Mas Brecht poderia apenas dizer que isso é errado, na sua visão. Que ele não concorda com essa perspectiva. Mas não. Ele vai adiante:


"Agora escuta: sabemos

que és nosso inimigo. Por isso

vamos encostar-te ao paredão.

Mas tendo em conta os teus méritos

e boas qualidades

vamos encostar-te a um bom paredão e matar-te

com uma boa bala de uma boa espingarda e enterrar-te

com uma boa pá na boa terra."


O homem paradoxal, o homem que busca tomar decisões morais consistentes, causa tal horror (ao autor do poema, no caso, e ao sistema socialista, como um todo), que a sua própria existência física não pode ser tolerada. O verdadeiro bem, para o ser que pondera sobre o valor dos atos, é a morte.


O caráter homicida e genocida do modelo é, aqui, claramente expresso, e apoiado, por Bertold Brecht. A utopia instala, de sua parte, um puro horror nas relações políticas. Há ódio, em Brecht? Diríamos que há, acima de tudo, terror pela paradoxal existência humana.

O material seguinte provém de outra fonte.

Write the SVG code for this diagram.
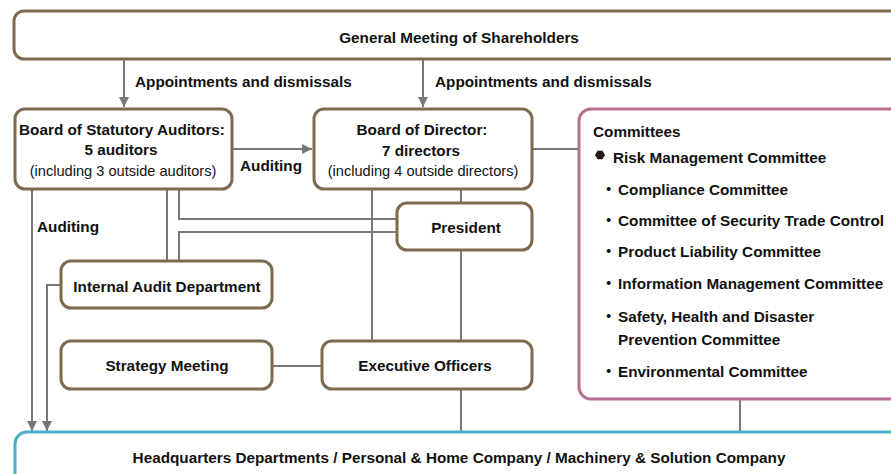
<svg xmlns="http://www.w3.org/2000/svg" width="891" height="474" viewBox="0 0 891 474">
<defs>
<marker id="arr" markerWidth="10" markerHeight="10" refX="10" refY="5" orient="auto" markerUnits="userSpaceOnUse">
<path d="M0,0 L10,5 L0,10 z" fill="#77777c"/>
</marker>
<style>
.box{fill:#fff;stroke:#7d6b50;stroke-width:3}
.cbox{fill:#fff;stroke:#b86f8f;stroke-width:3}
.hbox{fill:#fff;stroke:#4aaec8;stroke-width:3}
.ln{fill:none;stroke:#77777c;stroke-width:2}
.ar{fill:none;stroke:#77777c;stroke-width:2;marker-end:url(#arr)}
text{font-family:"Liberation Sans",Arial,sans-serif;fill:#111;font-size:15.3px;font-weight:bold}
.c{text-anchor:middle}
.r{font-weight:normal;font-size:14.6px}
.jp{font-family:"Liberation Sans","Noto Sans CJK JP",sans-serif}
</style>
</defs>
<g id="connectors">
<line class="ar" x1="124" y1="60" x2="124" y2="107"/>
<line class="ar" x1="423" y1="60" x2="423" y2="107"/>
<line class="ar" x1="233" y1="149" x2="312" y2="149"/>
<line class="ar" x1="32" y1="190" x2="32" y2="431"/>
<path class="ar" d="M61,285 H47 V431"/>
<line class="ln" x1="167" y1="190" x2="167" y2="260"/>
<path class="ln" d="M179,190 V219 H397"/>
<path class="ln" d="M179,260 V232 H397"/>
<line class="ln" x1="461" y1="190" x2="461" y2="202"/>
<line class="ln" x1="461" y1="250" x2="461" y2="340"/>
<line class="ln" x1="372" y1="190" x2="372" y2="340"/>
<line class="ln" x1="273" y1="366" x2="321" y2="366"/>
<line class="ln" x1="461" y1="389" x2="461" y2="432"/>
<line class="ln" x1="533" y1="149" x2="578" y2="149"/>
<line class="ln" x1="740" y1="399" x2="740" y2="432"/>
<text x="135" y="87">Appointments and dismissals</text>
<text x="435" y="87">Appointments and dismissals</text>
<text x="240" y="171">Auditing</text>
<text x="37" y="232">Auditing</text>
</g>
<g id="shareholders">
<rect class="box" x="14" y="11" width="905" height="48" rx="10"/>
<text class="c" x="459" y="43">General Meeting of Shareholders</text>
</g>
<g id="auditors">
<rect class="box" x="15" y="109" width="217" height="80" rx="10"/>
<text class="c" x="122" y="135">Board of Statutory Auditors:</text>
<text class="c" x="121" y="155">5 auditors</text>
<text class="c r" x="123" y="176">(including 3 outside auditors)</text>
</g>
<g id="directors">
<rect class="box" x="314" y="109" width="218" height="80" rx="10"/>
<text class="c" x="422" y="135">Board of Director:</text>
<text class="c" x="421" y="156">7 directors</text>
<text class="c r" x="423" y="176">(including 4 outside directors)</text>
</g>
<g id="president">
<rect class="box" x="397" y="203" width="135" height="47" rx="10"/>
<text class="c" x="466" y="233">President</text>
</g>
<g id="internal-audit">
<rect class="box" x="61" y="261" width="211" height="47" rx="10"/>
<text class="c" x="167" y="292">Internal Audit Department</text>
</g>
<g id="strategy">
<rect class="box" x="61" y="341" width="211" height="48" rx="10"/>
<text class="c" x="167" y="371">Strategy Meeting</text>
</g>
<g id="executive">
<rect class="box" x="322" y="341" width="210" height="48" rx="10"/>
<text class="c" x="425" y="371">Executive Officers</text>
</g>
<g id="committees">
<rect class="cbox" x="579" y="109" width="330" height="290" rx="12"/>
<text x="593" y="137">Committees</text>
<polygon points="595,155 597.5,150.7 602.5,150.7 605,155 602.5,159.3 597.5,159.3" fill="#231815"/>
<text x="613" y="163">Risk Management Committee</text>
<text class="jp" x="601" y="195">・<tspan x="618">Compliance Committee</tspan></text>
<text class="jp" x="601" y="226">・<tspan x="618">Committee of Security Trade Control</tspan></text>
<text class="jp" x="601" y="257">・<tspan x="618">Product Liability Committee</tspan></text>
<text class="jp" x="601" y="289">・<tspan x="618">Information Management Committee</tspan></text>
<text class="jp" x="601" y="322">・<tspan x="618">Safety, Health and Disaster</tspan></text>
<text x="618" y="345">Prevention Committee</text>
<text class="jp" x="601" y="377">・<tspan x="618">Environmental Committee</tspan></text>
</g>
<g id="headquarters">
<rect class="hbox" x="15" y="432" width="905" height="60" rx="12"/>
<text class="c" x="459" y="463">Headquarters Departments / Personal &amp; Home Company / Machinery &amp; Solution Company</text>
</g>
</svg>
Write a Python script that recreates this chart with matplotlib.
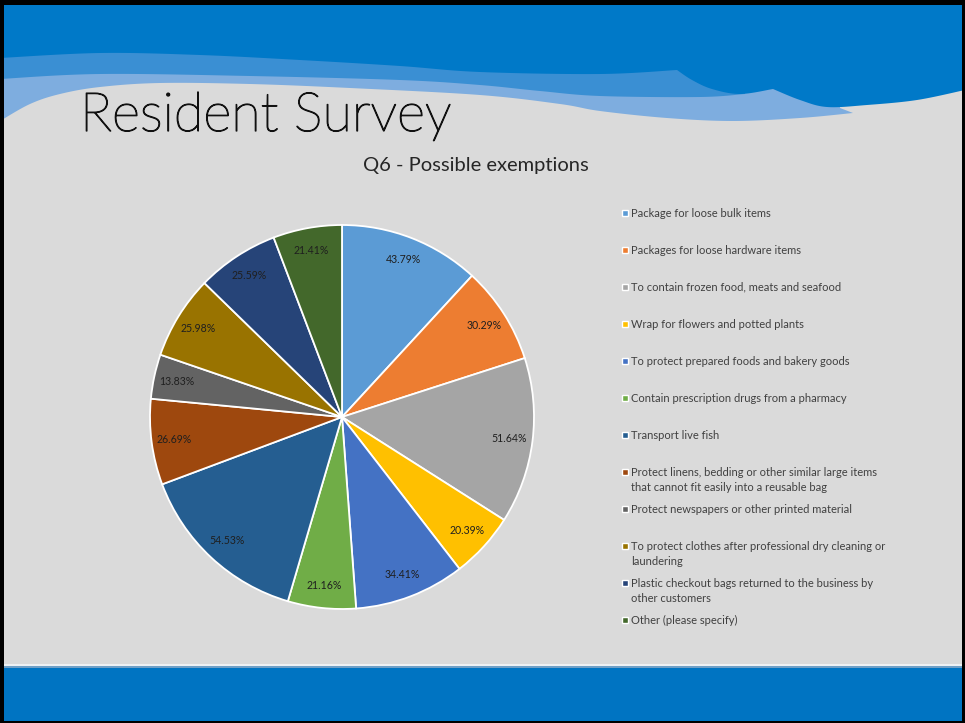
import numpy as np
import matplotlib
matplotlib.use("Agg")
import matplotlib.pyplot as plt
from matplotlib.patches import Polygon, Rectangle
import matplotlib.patheffects as pe

# Q6 answers (share of respondents, %)
categories = [
    "Package for loose bulk items",
    "Packages for loose hardware items",
    "To contain frozen food, meats and seafood",
    "Wrap for flowers and potted plants",
    "To protect prepared foods and bakery goods",
    "Contain prescription drugs from a pharmacy",
    "Transport live fish",
    "Protect linens, bedding or other similar large items\nthat cannot fit easily into a reusable bag",
    "Protect newspapers or other printed material",
    "To protect clothes after professional dry cleaning or\nlaundering",
    "Plastic checkout bags returned to the business by\nother customers",
    "Other (please specify)",
]
percentages = [43.79, 30.29, 51.64, 20.39, 34.41, 21.16, 54.53, 26.69, 13.83, 25.98, 25.59, 21.41]
slice_colors = ["#5B9BD5", "#ED7D31", "#A5A5A5", "#FFC000", "#4472C4", "#70AD47",
                "#255E91", "#9E480E", "#636363", "#997300", "#264478", "#43682B"]

W, H = 965, 723
plt.rcParams["font.family"] = ["Lato", "DejaVu Sans"]


def smooth(pts, n=24):
    # catmull-rom through the given points
    pts = np.asarray(pts, float)
    p = np.vstack([pts[0], pts, pts[-1]])
    out = []
    t = np.linspace(0, 1, n, endpoint=False)[:, None]
    for i in range(1, len(p) - 2):
        p0, p1, p2, p3 = p[i - 1], p[i], p[i + 1], p[i + 2]
        out.append(0.5 * (2 * p1 + (-p0 + p2) * t + (2 * p0 - 5 * p1 + 4 * p2 - p3) * t ** 2
                          + (-p0 + 3 * p1 - 3 * p2 + p3) * t ** 3))
    out.append(pts[-1:])
    return np.vstack(out)


fig = plt.figure(figsize=(W / 100, H / 100), dpi=100)
fig.patch.set_facecolor("white")

bg = fig.add_axes([0, 0, 1, 1])
bg.set_xlim(0, W)
bg.set_ylim(H, 0)
bg.axis("off")

bg.add_patch(Rectangle((0, 0), W, H, color="#DADADA", zorder=0))

# header waves, back to front
light_edge = smooth([(0, 121), (30, 104), (60, 94), (100, 87), (160, 83), (250, 84), (350, 88),
                     (480, 95), (560, 104), (600, 111), (667, 118), (733, 121), (800, 118), (853, 113)])
bg.add_patch(Polygon(np.vstack([[(0, 0)], light_edge, [(840, 108), (840, 0)]]),
                     color="#7EADDF", lw=0, zorder=1))

mid_edge = smooth([(0, 79), (100, 74), (250, 76), (400, 80), (480, 85), (540, 91), (600, 96),
                   (700, 97), (745, 94)])
bg.add_patch(Polygon(np.vstack([[(0, 0)], mid_edge, [(745, 0)]]),
                     color="#3A8FD3", lw=0, zorder=2))

dark_a = smooth([(0, 58), (100, 53), (200, 55), (300, 60), (400, 66), (480, 72), (600, 74), (677, 70)])
dark_b = smooth([(677, 70), (692, 80), (712, 89), (740, 94), (773, 89)])
dark_c = smooth([(773, 89), (800, 100), (827, 107), (867, 105), (917, 100), (965, 90)])
bg.add_patch(Polygon(np.vstack([[(0, 0)], dark_a, dark_b, dark_c, [(965, 0)]]),
                     color="#0079C8", lw=0, zorder=3))

# footer band
bg.add_patch(Rectangle((0, 664), W, 2, color="#EEF1F3", lw=0, zorder=3))
bg.add_patch(Rectangle((0, 666), W, 2, color="#6F9FC6", lw=0, zorder=3))
bg.add_patch(Rectangle((0, 668), W, H - 668, color="#0074C2", lw=0, zorder=3))

# slide frame
for x, y, w, h in [(0, 0, 4, H), (0, 0, W, 5), (962, 0, 3, H), (0, 721, W, 2)]:
    bg.add_patch(Rectangle((x, y), w, h, color="black", lw=0, zorder=5))

bg.text(80, 131, "Resident Survey", fontsize=39, fontweight="light", color="#111111",
        ha="left", va="baseline", zorder=6,
        path_effects=[pe.withStroke(linewidth=0.9, foreground="#111111")])
bg.text(476, 171, "Q6 - Possible exemptions", fontsize=14.5, color="#262626",
        ha="center", va="baseline", zorder=6)

# legend, one slot per answer; wrapped names continue below the first line
row_y0, row_step, line_step = 213, 37, 15
for i, (name, col) in enumerate(zip(categories, slice_colors)):
    y = row_y0 + i * row_step
    bg.add_patch(Rectangle((621.5, y - 3.5), 6.5, 6.5, facecolor=col, edgecolor="white", lw=1.0, zorder=6))
    for k, line in enumerate(name.split("\n")):
        bg.text(631, y + 3.8 + k * line_step, line, fontsize=8, color="#404040",
                ha="left", va="baseline", zorder=6)

# pie
cx, cy, r = 342, 417, 192
pie_ax = fig.add_axes([(cx - r) / W, (H - cy - r) / H, 2 * r / W, 2 * r / H])
pie_ax.set_facecolor("none")
wedges, texts = pie_ax.pie(percentages, colors=slice_colors, startangle=90, counterclock=False,
                           labels=[f"{v:.2f}%" for v in percentages], labeldistance=0.88,
                           wedgeprops=dict(edgecolor="white", linewidth=1.3),
                           textprops=dict(fontsize=7.6, color="#1F1F1F"))
for t in texts:
    t.set_ha("center")
    t.set_va("center")
pie_ax.set_xlim(-1, 1)
pie_ax.set_ylim(-1, 1)
pie_ax.set_aspect("equal")

fig.savefig("out.png", dpi=100)
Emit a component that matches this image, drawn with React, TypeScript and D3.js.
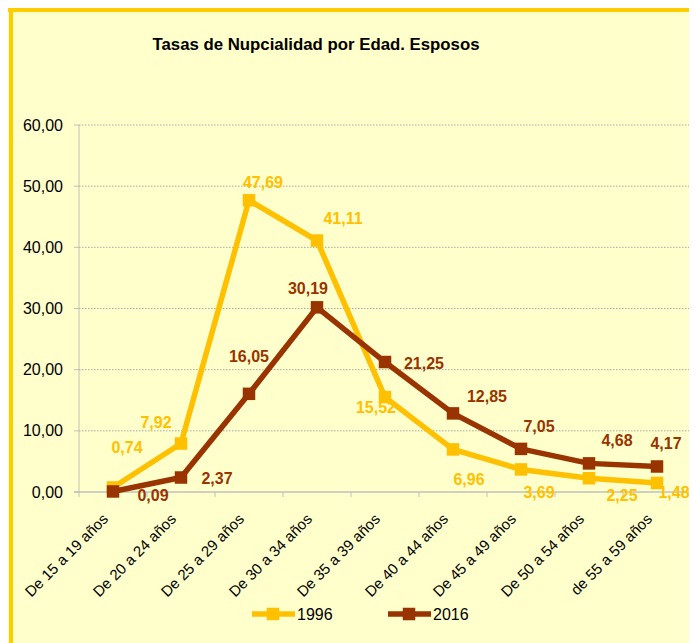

E principalmente perde-se aqui toda consistência e pertinência do ato moral. Ele não é, em hipótese alguma, relevante. Não há bem ou mal, apenas a utopia. O que importa é a eliminação do paradoxo. Do ser e das sociedades.


Isso, embora seja uma característica da política revolucionária do século XX e XXI, tem suas raízes nos séculos XVIII e XIX. Provavelmente tal fenômeno está ligado aos efeitos morais desastrosos da revolução francesa.


Esta dissolveu totalmente qualquer regra moral objetiva no exercício da política.Colocou em relevo apenas a utopia.


Uma boa resposta a essa política, ou, talvez, uma resposta fundadora, foi dada no icônico quadro de Francisco Goya (1746- 1828), intitulado: El tres de mayo de 1808 en Madrid ou Los fusilamientos de la montaña del Príncipe Pío ou Los fusilamientos del tres de mayo.


Francisco Goya foi um pintor espanhol que viveu com muita intensidade as transformações políticas decorrentes da Revolução Francesa.


Napoleão Bonaparte, o campeão do liberalismo revolucionário, empreendeu uma campanha libertadora pela Europa, que derrubou monarcas absolutos, emancipou judeus e estabeleceu ordens políticas seculares por todos os lados. No que nos interessa, o Imperador dos franceses depôs o rei absoluto espanhol Fernando VII.


No tumulto dos acontecimentos, a população de Madrid revoltou-se contra os franceses. Uma rebelião nacional, paradoxal, onde se mesclavam tanto o desejo por um monarca nacional, quanto a recusa do liberalismo revolucionário francês.


Goya retratou a violenta repressão das tropas francesas, que cumpriram as ordens de execução em massa. No seu quadro, essas forças repressoras são aquelas que, exatamente em nome da utopia revolucionária francesa, relativizam o bem, como todos os pensamentos utópicos o farão depois.


Consideram bom o fuzilar. Não apenas necessário.


No seu quadro, as tropas repressoras aparecem indistintas. Sem brilho e sem almas. Todos os soldados são iguais. Embora representem a existência da desigualdade - que quer impor a igualdade. Pois Napoleão queria levar o espírito constitucional aos espanhóis.


Na sua obra, os espanhóis, diante desses assassinos, insurgem-se em pluralidade, são diferentes entre si. Suas atitudes são muitas: podemos ver alguns com medo, outros perplexos, pelo menos um mostra absoluta coragem. Puro paradoxo.


Um deles, o que veste uma camisa branca, ostenta, na palma de sua mão direita, um estigma de Jesus. A fonte da sua bondade, portanto, repousa em algo maior que o mundo. E por isso ele é bom. Seu valor, o da liberdade, é absoluto.


A utopia da igualdade, assim, massacra o homem. Por isso Goya retrata o ser erguendo-se, em sua desigualdade, contra os iguais. Em Goya, a morte é crime. E a utopia napoleônica, criminosa.


Neste poema incrível e revelador, portanto, Brecht está claramente ao lado dos facínoras do dia 3 de maio. E seria retratado por Goya apoiando a chacina.


E se Agildo Barata tivesse visto esse quadro com atenção talvez o pudesse entender como representação do significado maior da mentira e da inversão da verdade próprias da propaganda revolucionária.


É o paradoxo humano, e a liberdade que o ser anseia, para escolher, para decidir, o principal alvo dos movimentos e dos regimes que se propõem a consolidar a igualdade impossível.